**Task description**
Quote word for word the lines below, beginning with the first and ending with the one that has "width=124pt, minimum height=35pt]". Drop the pictures.

::: Information shown

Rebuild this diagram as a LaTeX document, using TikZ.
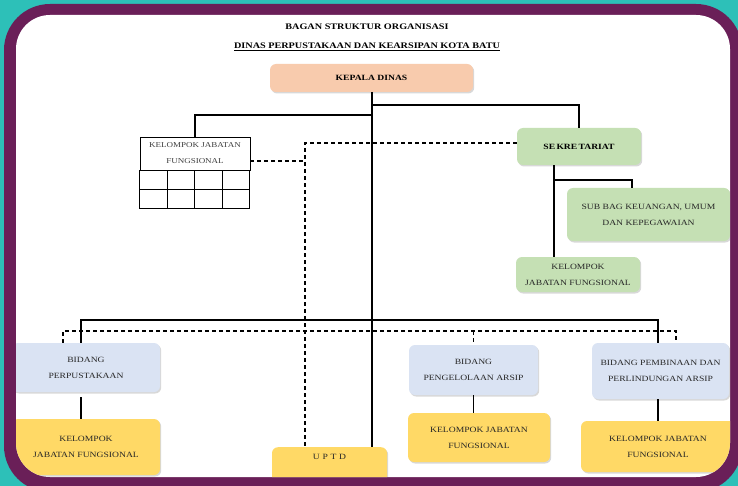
\documentclass[tikz,border=0pt]{standalone}
\usepackage{fontspec}
\setmainfont[FakeStretch=1.2]{Liberation Serif}
\usetikzlibrary{shadows,calc}

\definecolor{sea}{HTML}{2DC0B8}
\definecolor{plum}{HTML}{6A1F58}
\definecolor{peach}{HTML}{F8CBAD}
\definecolor{sage}{HTML}{C5E0B4}
\definecolor{mist}{HTML}{DAE3F3}
\definecolor{gold}{HTML}{FFD966}

\begin{document}
\begin{tikzpicture}[x=1pt,y=-1pt,
  box/.style={rounded corners=6pt, align=center, inner sep=0pt, text=black!85,
    font=\fontsize{8}{16}\selectfont,
    drop shadow={opacity=0.3,shadow xshift=1.2pt,shadow yshift=-1.5pt}},
  head/.style={box, fill=peach, text=black, font=\bfseries\fontsize{8}{16}\selectfont},
  sec/.style={box, fill=sage},
  bid/.style={box, fill=mist},
  kjf/.style={box, fill=gold},
  link/.style={line width=1.1pt},
  dlink/.style={line width=1.1pt, dash pattern=on 4pt off 3pt},
  cell/.style={line width=0.9pt}]

% frame
\useasboundingbox (0,0) rectangle (738,486);
\fill[sea] (0,0) rectangle (738,486);
\fill[plum, rounded corners=46pt] (4,4) rectangle (742,492);
\fill[white, rounded corners=34pt] (16,15) rectangle (730,477);

\begin{scope}
\clip[rounded corners=34pt] (16,15) rectangle (730,477);

% titles
\node[font=\bfseries\fontsize{8.5}{10}\selectfont] (T1) at (367,27) {BAGAN STRUKTUR ORGANISASI};
\node[font=\bfseries\fontsize{8.5}{10}\selectfont] (T2) at (367,47) {\underline{DINAS PERPUSTAKAAN DAN KEARSIPAN KOTA BATU}};

% boxes
\node[head, minimum width=203pt, minimum height=28pt] (K) at (371.5,78) {KEPALA DINAS};
\node[sec, minimum width=124pt, minimum height=37pt, text=black, font=\bfseries\fontsize{8}{16}\selectfont] (S) at (579,146.5) {SE\,KRE\,TARIAT};
\node[sec, minimum width=163pt, minimum height=53pt] (SB) at (648.5,214.5) {SUB BAG KEUANGAN, UMUM\\DAN KEPEGAWAIAN};
\node[sec, minimum width=124pt, minimum height=35pt] (SK) at (578,274.5) {KELOMPOK\\JABATAN FUNGSIONAL};

\node[draw, cell, align=center, inner sep=0pt, minimum width=110pt, minimum height=33pt,
  text=black!75, font=\fontsize{7.5}{16}\selectfont] (T) at (195,153.5) {KELOMPOK JABATAN\\FUNGSIONAL};
\foreach \c in {0,...,3}
  \foreach \r in {0,1}
    \draw[cell] ($(T.south west)+(27.5*\c,19*\r)$) rectangle ++(27.5,19);

\node[bid, minimum width=148pt, minimum height=49pt] (B1) at (86,367.5) {BIDANG\\PERPUSTAKAAN};
\node[bid, minimum width=129pt, minimum height=50pt] (B2) at (473.5,370) {BIDANG\\PENGELOLAAN ARSIP};
\node[bid, minimum width=137pt, minimum height=56pt] (B3) at (660.5,371) {BIDANG PEMBINAAN DAN\\PERLINDUNGAN ARSIP};

\node[kjf, minimum width=148pt, minimum height=56pt] (J1) at (86,447) {KELOMPOK\\JABATAN FUNGSIONAL};
\node[kjf, minimum width=142pt, minimum height=49pt] (J2) at (479,437.5) {KELOMPOK JABATAN\\FUNGSIONAL};
\node[kjf, minimum width=154pt, minimum height=51pt] (J3) at (658,446.5) {KELOMPOK JABATAN\\FUNGSIONAL};
\node[kjf, anchor=north, minimum width=115pt, text height=6pt, text depth=26pt, inner ysep=6pt] (U) at (329.5,447) {U\,\,P\,\,T\,\,D};

% junctions
\coordinate (jS) at (372,105);
\coordinate (jT) at (372,115);
\coordinate (sx) at (554,180);
\coordinate (sy) at (632,180);
\coordinate (bL) at (81,320);
\coordinate (bR) at (658,320);
\coordinate (dL) at (63,331);
\coordinate (dR) at (676,331);
\coordinate (dT) at (305,143);
\coordinate (dB) at (305,161);

% solid lines
\draw[link] (K.south -| jS) -- (U.north -| jS);
\draw[link] (jS) -| (S.north);
\draw[link] (jT) -| (T.north);
\draw[link] (S.south -| sx) -- (SK.north -| sx);
\draw[link] (sx) -- (sy) -- (SB.north -| sy);
\draw[link] (B1.north -| bL) -- (bL) -- (bR) -- (B3.north -| bR);
\draw[link] ([yshift=-5pt]B1.south -| bL) -- (J1.north -| bL);
\draw[link] (B2.south) -- (J2.north -| B2.south);
\draw[link] (B3.south -| bR) -- (J3.north -| bR);

% dashed lines
\draw[dlink] (T.east |- dB) -- (dB);
\draw[dlink] (S.west |- dT) -- (dT) -- (U.north -| dT);
\draw[dlink] (B1.north -| dL) -- (dL) -- (dR) -- (B3.north -| dR);
\draw[dlink] (B2.north |- dL) -- (B2.north);
\end{scope}

\end{tikzpicture}
\end{document}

::::::

**Output of the exercise**
Rebuild this diagram as a LaTeX document, using TikZ.
\documentclass[tikz,border=0pt]{standalone}
\usepackage{fontspec}
\setmainfont[FakeStretch=1.2]{Liberation Serif}
\usetikzlibrary{shadows,calc}

\definecolor{sea}{HTML}{2DC0B8}
\definecolor{plum}{HTML}{6A1F58}
\definecolor{peach}{HTML}{F8CBAD}
\definecolor{sage}{HTML}{C5E0B4}
\definecolor{mist}{HTML}{DAE3F3}
\definecolor{gold}{HTML}{FFD966}

\begin{document}
\begin{tikzpicture}[x=1pt,y=-1pt,
  box/.style={rounded corners=6pt, align=center, inner sep=0pt, text=black!85,
    font=\fontsize{8}{16}\selectfont,
    drop shadow={opacity=0.3,shadow xshift=1.2pt,shadow yshift=-1.5pt}},
  head/.style={box, fill=peach, text=black, font=\bfseries\fontsize{8}{16}\selectfont},
  sec/.style={box, fill=sage},
  bid/.style={box, fill=mist},
  kjf/.style={box, fill=gold},
  link/.style={line width=1.1pt},
  dlink/.style={line width=1.1pt, dash pattern=on 4pt off 3pt},
  cell/.style={line width=0.9pt}]

% frame
\useasboundingbox (0,0) rectangle (738,486);
\fill[sea] (0,0) rectangle (738,486);
\fill[plum, rounded corners=46pt] (4,4) rectangle (742,492);
\fill[white, rounded corners=34pt] (16,15) rectangle (730,477);

\begin{scope}
\clip[rounded corners=34pt] (16,15) rectangle (730,477);

% titles
\node[font=\bfseries\fontsize{8.5}{10}\selectfont] (T1) at (367,27) {BAGAN STRUKTUR ORGANISASI};
\node[font=\bfseries\fontsize{8.5}{10}\selectfont] (T2) at (367,47) {\underline{DINAS PERPUSTAKAAN DAN KEARSIPAN KOTA BATU}};

% boxes
\node[head, minimum width=203pt, minimum height=28pt] (K) at (371.5,78) {KEPALA DINAS};
\node[sec, minimum width=124pt, minimum height=37pt, text=black, font=\bfseries\fontsize{8}{16}\selectfont] (S) at (579,146.5) {SE\,KRE\,TARIAT};
\node[sec, minimum width=163pt, minimum height=53pt] (SB) at (648.5,214.5) {SUB BAG KEUANGAN, UMUM\\DAN KEPEGAWAIAN};
\node[sec, minimum width=124pt, minimum height=35pt] (SK) at (578,274.5) {KELOMPOK\\JABATAN FUNGSIONAL};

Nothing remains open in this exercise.